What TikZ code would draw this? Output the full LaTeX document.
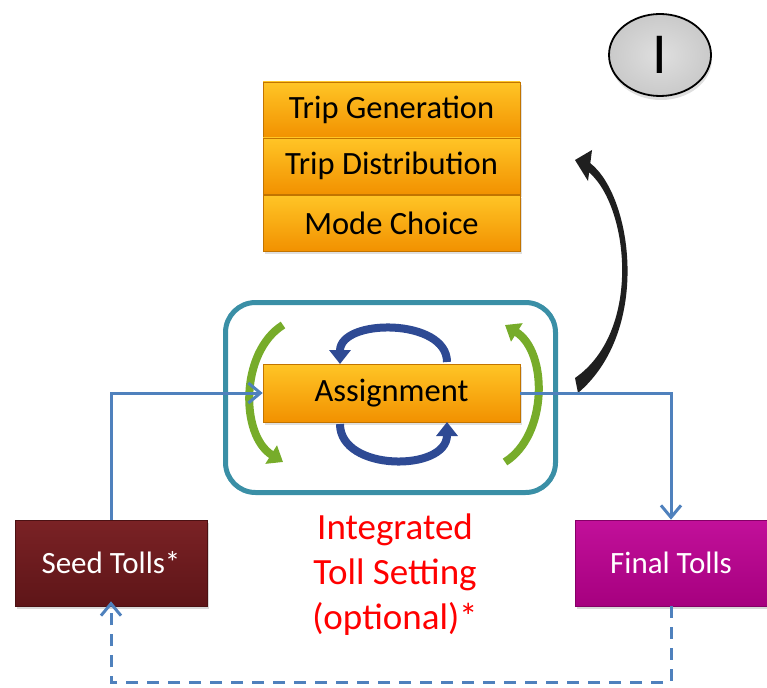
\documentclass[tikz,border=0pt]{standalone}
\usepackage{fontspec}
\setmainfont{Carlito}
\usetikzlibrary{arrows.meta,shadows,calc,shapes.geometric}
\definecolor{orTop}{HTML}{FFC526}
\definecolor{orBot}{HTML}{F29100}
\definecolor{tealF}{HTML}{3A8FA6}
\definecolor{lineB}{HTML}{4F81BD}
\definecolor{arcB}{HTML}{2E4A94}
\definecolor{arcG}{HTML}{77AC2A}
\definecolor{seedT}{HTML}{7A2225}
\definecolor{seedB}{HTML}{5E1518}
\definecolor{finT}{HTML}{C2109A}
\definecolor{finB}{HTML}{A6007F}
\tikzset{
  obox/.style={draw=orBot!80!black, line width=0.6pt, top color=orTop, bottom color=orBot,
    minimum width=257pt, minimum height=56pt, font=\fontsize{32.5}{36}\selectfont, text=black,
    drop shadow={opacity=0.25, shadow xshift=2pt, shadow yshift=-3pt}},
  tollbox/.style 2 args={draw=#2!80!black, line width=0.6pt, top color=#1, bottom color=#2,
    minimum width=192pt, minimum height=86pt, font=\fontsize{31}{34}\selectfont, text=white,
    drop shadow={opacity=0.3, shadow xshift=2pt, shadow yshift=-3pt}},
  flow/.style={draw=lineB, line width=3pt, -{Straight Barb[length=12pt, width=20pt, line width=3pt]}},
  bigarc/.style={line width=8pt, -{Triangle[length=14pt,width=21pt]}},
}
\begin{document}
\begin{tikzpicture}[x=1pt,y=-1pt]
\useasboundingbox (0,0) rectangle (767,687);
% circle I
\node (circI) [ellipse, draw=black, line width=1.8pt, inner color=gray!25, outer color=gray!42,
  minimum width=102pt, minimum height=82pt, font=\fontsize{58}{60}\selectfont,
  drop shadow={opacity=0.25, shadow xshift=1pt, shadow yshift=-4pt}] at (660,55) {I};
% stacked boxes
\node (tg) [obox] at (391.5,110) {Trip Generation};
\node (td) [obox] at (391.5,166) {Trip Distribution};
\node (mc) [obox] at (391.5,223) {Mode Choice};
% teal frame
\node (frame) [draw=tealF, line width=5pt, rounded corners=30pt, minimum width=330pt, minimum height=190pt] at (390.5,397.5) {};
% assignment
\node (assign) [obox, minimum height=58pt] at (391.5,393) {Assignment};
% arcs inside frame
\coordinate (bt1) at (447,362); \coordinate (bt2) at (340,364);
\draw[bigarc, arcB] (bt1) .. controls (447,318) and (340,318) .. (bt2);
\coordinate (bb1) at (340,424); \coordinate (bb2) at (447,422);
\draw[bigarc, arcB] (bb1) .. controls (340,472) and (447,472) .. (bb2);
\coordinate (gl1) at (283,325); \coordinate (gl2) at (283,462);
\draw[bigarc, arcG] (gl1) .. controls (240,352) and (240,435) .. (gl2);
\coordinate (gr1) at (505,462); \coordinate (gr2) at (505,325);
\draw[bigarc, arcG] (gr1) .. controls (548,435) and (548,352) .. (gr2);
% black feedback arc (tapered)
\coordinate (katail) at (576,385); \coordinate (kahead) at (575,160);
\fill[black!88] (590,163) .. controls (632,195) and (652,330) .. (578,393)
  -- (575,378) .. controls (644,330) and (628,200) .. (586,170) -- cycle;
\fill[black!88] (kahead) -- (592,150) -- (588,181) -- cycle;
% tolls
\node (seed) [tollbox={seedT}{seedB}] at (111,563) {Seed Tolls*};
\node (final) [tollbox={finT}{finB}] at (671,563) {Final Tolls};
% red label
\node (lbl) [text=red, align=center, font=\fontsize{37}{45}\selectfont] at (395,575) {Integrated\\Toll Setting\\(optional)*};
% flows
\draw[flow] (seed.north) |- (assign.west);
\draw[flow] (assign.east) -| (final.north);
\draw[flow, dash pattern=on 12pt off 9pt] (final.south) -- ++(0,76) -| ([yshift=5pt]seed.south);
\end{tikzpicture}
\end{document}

▶ **Challenge**
Give the data again exactly as written, with all pictures left out.

▶ **The result**
What TikZ code would draw this? Output the full LaTeX document.
\documentclass[tikz,border=0pt]{standalone}
\usepackage{fontspec}
\setmainfont{Carlito}
\usetikzlibrary{arrows.meta,shadows,calc,shapes.geometric}
\definecolor{orTop}{HTML}{FFC526}
\definecolor{orBot}{HTML}{F29100}
\definecolor{tealF}{HTML}{3A8FA6}
\definecolor{lineB}{HTML}{4F81BD}
\definecolor{arcB}{HTML}{2E4A94}
\definecolor{arcG}{HTML}{77AC2A}
\definecolor{seedT}{HTML}{7A2225}
\definecolor{seedB}{HTML}{5E1518}
\definecolor{finT}{HTML}{C2109A}
\definecolor{finB}{HTML}{A6007F}
\tikzset{
  obox/.style={draw=orBot!80!black, line width=0.6pt, top color=orTop, bottom color=orBot,
    minimum width=257pt, minimum height=56pt, font=\fontsize{32.5}{36}\selectfont, text=black,
    drop shadow={opacity=0.25, shadow xshift=2pt, shadow yshift=-3pt}},
  tollbox/.style 2 args={draw=#2!80!black, line width=0.6pt, top color=#1, bottom color=#2,
    minimum width=192pt, minimum height=86pt, font=\fontsize{31}{34}\selectfont, text=white,
    drop shadow={opacity=0.3, shadow xshift=2pt, shadow yshift=-3pt}},
  flow/.style={draw=lineB, line width=3pt, -{Straight Barb[length=12pt, width=20pt, line width=3pt]}},
  bigarc/.style={line width=8pt, -{Triangle[length=14pt,width=21pt]}},
}
\begin{document}
\begin{tikzpicture}[x=1pt,y=-1pt]
\useasboundingbox (0,0) rectangle (767,687);
% circle I
\node (circI) [ellipse, draw=black, line width=1.8pt, inner color=gray!25, outer color=gray!42,
  minimum width=102pt, minimum height=82pt, font=\fontsize{58}{60}\selectfont,
  drop shadow={opacity=0.25, shadow xshift=1pt, shadow yshift=-4pt}] at (660,55) {I};
% stacked boxes
\node (tg) [obox] at (391.5,110) {Trip Generation};
\node (td) [obox] at (391.5,166) {Trip Distribution};
\node (mc) [obox] at (391.5,223) {Mode Choice};
% teal frame
\node (frame) [draw=tealF, line width=5pt, rounded corners=30pt, minimum width=330pt, minimum height=190pt] at (390.5,397.5) {};
% assignment
\node (assign) [obox, minimum height=58pt] at (391.5,393) {Assignment};
% arcs inside frame
\coordinate (bt1) at (447,362); \coordinate (bt2) at (340,364);
\draw[bigarc, arcB] (bt1) .. controls (447,318) and (340,318) .. (bt2);
\coordinate (bb1) at (340,424); \coordinate (bb2) at (447,422);
\draw[bigarc, arcB] (bb1) .. controls (340,472) and (447,472) .. (bb2);
\coordinate (gl1) at (283,325); \coordinate (gl2) at (283,462);
\draw[bigarc, arcG] (gl1) .. controls (240,352) and (240,435) .. (gl2);
\coordinate (gr1) at (505,462); \coordinate (gr2) at (505,325);
\draw[bigarc, arcG] (gr1) .. controls (548,435) and (548,352) .. (gr2);
% black feedback arc (tapered)
\coordinate (katail) at (576,385); \coordinate (kahead) at (575,160);
\fill[black!88] (590,163) .. controls (632,195) and (652,330) .. (578,393)
  -- (575,378) .. controls (644,330) and (628,200) .. (586,170) -- cycle;
\fill[black!88] (kahead) -- (592,150) -- (588,181) -- cycle;
% tolls
\node (seed) [tollbox={seedT}{seedB}] at (111,563) {Seed Tolls*};
\node (final) [tollbox={finT}{finB}] at (671,563) {Final Tolls};
% red label
\node (lbl) [text=red, align=center, font=\fontsize{37}{45}\selectfont] at (395,575) {Integrated\\Toll Setting\\(optional)*};
% flows
\draw[flow] (seed.north) |- (assign.west);
\draw[flow] (assign.east) -| (final.north);
\draw[flow, dash pattern=on 12pt off 9pt] (final.south) -- ++(0,76) -| ([yshift=5pt]seed.south);
\end{tikzpicture}
\end{document}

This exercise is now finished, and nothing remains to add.